Terkait dengan jaringan ulama yang berpusat di Makkah, Abdullah Ahmad memiliki pengetahuan agama mendalam. Berada di Makkah (1895-1899) dasawarsa terakhir abad 19, gagasan modernisme atau reformisme Islam yang diperkenalkan Jamaluddin al-Afghani (1838-1896), Muhammad Abduh (1849-1905), dan Muhammad Rasyid Ridha (1865-1935), sangat menarik bagi Abdulah Ahmad.
Karena itu, pandangan dunia dan praksis keislaman Abdullah Ahmad jelas tipikal modernisme-reformisme. Ia berorientasi kuat pada Islam puritan, tidak menerima kompromi Islam dengan budaya lokal dan sekaligus menolak bid’ah dan taklid. Paham keagamaan ini termasuk ke dalam aliran Salafi. Tetapi berbeda dengan aliran dan kelompok Salafi tertentu yang agresif dan mudah melakukan kekerasan demi ‘puritanisme Islam’, Abdullah Ahmad menempuh pendekatan dan cara damai. Dalam berbagai tulisannya, ia menekankan pentingnya perdamaian dan persaudaraan antarbangsa dan umat manusia secara keseluruhan.

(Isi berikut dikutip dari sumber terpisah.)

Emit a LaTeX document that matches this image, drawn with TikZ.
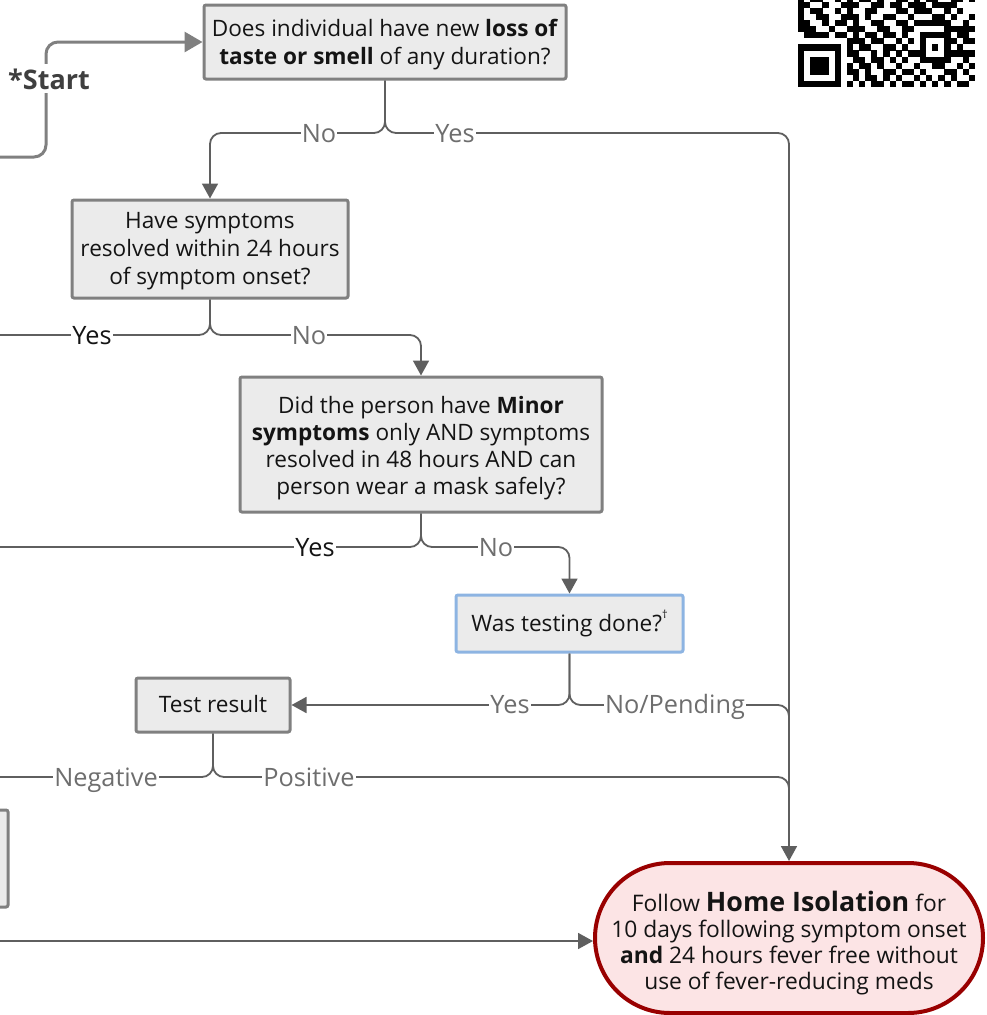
\documentclass[tikz,border=0pt]{standalone}
\usepackage{fontspec}
\setmainfont{Open Sans}
\usetikzlibrary{arrows.meta}
\definecolor{boxfill}{HTML}{EBEBEB}
\definecolor{boxdraw}{HTML}{808080}
\definecolor{connc}{HTML}{5F5F5F}
\definecolor{lblgray}{HTML}{6E6E6E}
\definecolor{txtc}{HTML}{141414}
\definecolor{blueb}{HTML}{8DB4E2}
\definecolor{redb}{HTML}{990000}
\definecolor{pinkf}{HTML}{FCE4E5}
\definecolor{startc}{HTML}{3F3F3F}
\newcommand{\boxfont}{\fontsize{22.6}{28}\selectfont}
\newcommand{\lblfont}{\fontsize{25.3}{28}\selectfont}
\tikzset{
  qbox/.style={draw=boxdraw, line width=3pt, fill=boxfill, rounded corners=2pt,
    inner sep=0pt},
  qtxt/.style={align=center, inner sep=0pt, font=\boxfont, text=txtc},
  lnk/.style={draw=connc, line width=1.8pt, rounded corners=11pt},
  arr/.style={-{Triangle[length=15pt,width=16pt]}},
  lblg/.style={fill=white, inner xsep=1pt, inner ysep=1pt, font=\lblfont, text=lblgray, anchor=base},
  lblk/.style={lblg, text=txtc},
}
\begin{document}
\begin{tikzpicture}[x=1pt,y=-1pt]
\useasboundingbox (0,0) rectangle (987,1015);

% QR code (cropped)
\begin{scope}
\clip (780,0) rectangle (987,100);
\foreach \r/\cs in {
14/{0,2,3,6,8,10,11,13,16,17,19,21,22,25,26,28},
15/{0,1,4,7,8,9,12,13,15,16,18,19,20,22,23,24,25},
16/{0,2,3,6,8,11,12,16,17,19,20,21,24,26},
17/{0,3,4,7,8,9,11,14,15,18,22,23,25,28},
18/{0,1,4,6,7,9,12,13,16,17,19,20,21,22,23,24,27},
19/{0,1,2,5,8,9,10,13,14,17,18,24,25,26,27,28},
20/{1,2,3,4,6,7,9,11,12,14,15,17,20,21,22,23,24,26,27},
21/{8,9,10,12,13,16,18,20,24,25,27,28},
22/{0,1,2,3,4,5,6,8,10,11,14,15,17,20,22,24,26},
23/{0,6,8,9,12,14,16,18,19,20,24,25,26,27,28},
24/{0,2,3,4,6,9,10,12,13,15,17,20,21,22,23,24,27},
25/{0,2,3,4,6,8,10,11,13,16,19,22,23,26,28},
26/{0,2,3,4,6,8,9,11,14,15,17,18,20,24,25,27},
27/{0,6,9,11,12,14,16,19,21,23,25,28},
28/{0,1,2,3,4,5,6,8,10,12,13,15,17,18,20,22,24,26,27}}{
  \foreach \c in \cs {
    \fill[black] (798+6.1*\c, -89.9+6.1*\r) rectangle ++(6.2,6.2);
  }
}
\end{scope}

% boxes
\node[qbox, minimum width=362pt, minimum height=74pt] (A) at (385,42) {};
\node[qtxt] (At) at ([yshift=-2.5pt]A.center)
  {Does individual have new \textbf{loss of}\\\textbf{taste or smell} of any duration?};
\node[qbox, minimum width=276pt, minimum height=98pt] (B) at (210,249) {};
\node[qtxt] (Bt) at ([yshift=-2.5pt]B.center)
  {Have symptoms\\resolved within 24 hours\\of symptom onset?};
\node[qbox, minimum width=362pt, minimum height=135pt] (C) at (421,444.5) {};
\node[qtxt, font=\fontsize{22.6}{27.2}\selectfont] (Ct) at ([yshift=-3.5pt]C.center)
  {Did the person have \textbf{Minor}\\\textbf{symptoms} only AND symptoms\\resolved in 48 hours AND can\\person wear a mask safely?};
\node[qbox, draw=blueb, minimum width=227pt, minimum height=57pt] (D) at (569.5,623.5) {};
\node[qtxt] (Dt) at (D.center)
  {Was testing done?\raisebox{1.1ex}{\fontsize{11}{12}\selectfont †}};
\node[qbox, minimum width=154pt, minimum height=54pt] (T) at (213,705) {};
\node[qtxt] (Tt) at ([yshift=1pt]T.center) {Test result};
\node[qbox, fill=boxfill, minimum width=60pt, minimum height=97pt] (P) at (-22,858.5) {};
\node[draw=redb, line width=4pt, fill=pinkf, rounded corners=75pt,
  inner sep=0pt, minimum width=388pt, minimum height=150pt] (H) at (789,938) {};
\node[qtxt, font=\fontsize{22.8}{26}\selectfont] (Ht) at ([yshift=-5pt]H.center)
  {Follow {\fontsize{26.8}{26}\selectfont\textbf{Home Isolation}} for\\10 days following symptom onset\\\textbf{and} 24 hours fever free without\\use of fever-reducing meds};

% coordinates
\coordinate (s0) at (0,157);
\coordinate (s1) at (46,157);
\coordinate (f1) at (385,133);
\coordinate (f2) at (210,335);
\coordinate (e2) at (0,335);
\coordinate (f3) at (421,547);
\coordinate (e3) at (0,547);
\coordinate (f4) at (569.5,705);
\coordinate (m4) at (789,745);
\coordinate (f5) at (213,777);
\coordinate (e5) at (0,777);
\coordinate (m5) at (789,815);
\coordinate (e6) at (0,941);

% start connector
\draw[draw=boxdraw, line width=3pt, rounded corners=12pt, -{Triangle[length=18pt,width=20pt]}]
  (s0) -- (s1) |- (A.west);
\node[fill=white, inner xsep=2pt, inner ysep=4pt, font=\fontsize{27}{30}\selectfont\bfseries,
  text=startc, anchor=base] (start) at (49,89) {*Start};

% connectors
\draw[lnk,arr] (A.south) -- (f1) -| (B.north);
\draw[lnk,arr] (A.south) -- (f1) -| (H.north);
\draw[lnk] (B.south) -- (f2) -- (e2);
\draw[lnk,arr] (B.south) -- (f2) -| (C.north);
\draw[lnk] (C.south) -- (f3) -- (e3);
\draw[lnk,arr] (C.south) -- (f3) -| (D.north);
\draw[lnk,arr] (D.south) -- (f4) -- (T.east);
\draw[lnk] (D.south) -- (f4) -| (m4);
\draw[lnk] (T.south) -- (f5) -- (e5);
\draw[lnk] (T.south) -- (f5) -| (m5);
\draw[lnk,arr] (e6) -- (e6 -| H.west);

% labels
\node[lblg] (l1) at (319,142) {No};
\node[lblg] (l2) at (455,142) {Yes};
\node[lblk] (l3) at (92,344) {Yes};
\node[lblg] (l4) at (309,344) {No};
\node[lblk] (l5) at (315,556) {Yes};
\node[lblg] (l6) at (496,556) {No};
\node[lblg] (l7) at (510,713) {Yes};
\node[lblg] (l8) at (675,713) {No/Pending};
\node[lblg] (l9) at (106,786) {Negative};
\node[lblg] (l10) at (309,786) {Positive};
\end{tikzpicture}
\end{document}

Dalam konteks itu, Abdullah Ahmad memandang pembangunan keadaban sebagai cara terbaik dan paling strategis. Untuk itu, ia pada 1906 mendirikan ‘Jami’ah Adabiyah’. Dalam pemahaman penulis Resonansi ini, ‘Jami’ah Adabiyah’ bisa disebut sebagai ‘Komunitas Keadaban'.
Istilah ‘Adabiah’ mengacu tidak hanya kepada ‘Community of Civility’, tetapi juga peradaban (civilization) dan ‘adab’ (virtuous moral conduct). Ketiga hal ini --keadaban, peradaban, dan adab-- menghasilkan genre literatur tersendiri dalam khazanah pemikiran Islam.
Berdasarkan pemahaman itu, adopsi istilah Adabiah oleh Abdullah Ahmad melampaui zamannya. Ketiga istilah yang mengandung konsep dan praksis sangat penting tetap relevan di masa kini dan mendatang.
Tidak ragu lagi pendidikan merupakan wahana dan lokus paling strategis untuk membangun keadaban, peradaban, dan adab. Bisa mudah dipahami kalau kemudian pada 1909, Abdullah Ahmad mendirikan [Yayasan] Perguruan Adabiah. Selanjutnya pada 1915 ia mendirikan ‘Madrasah Adabiyah’ yang meski memakai istilah ‘madrasah’ yang berbasiskan sistem persekolahan Belanda.
Dalam perkembangannya, lembaga pendidikan ini berkembang menjadi sekolah dengan kurikulum Belanda. Tetapi Abdullah Ahmad memperkenalkan inovasi ‘met de Qur’an’ --sekolah ala Belanda, tetapi dilengkapi ‘pelajaran agama’. Inilah preseden bagi sekolah Islam yang terus menemukan momentum sampai sekarang.
Abdullah Ahmad dengan gagasan dan praksis ‘komunitas keadaban’, peradaban’, dan adab yang tetap relevan hari ini dan ke depan perlu revitalisasi. Tantangan kemerosotan keadaban publik mengharuskan kita menggali pemikiran dan praksis yang lahir dari pemikir --cum-- aktivis Abdullah Ahmad dan pemikir Indonesia lain.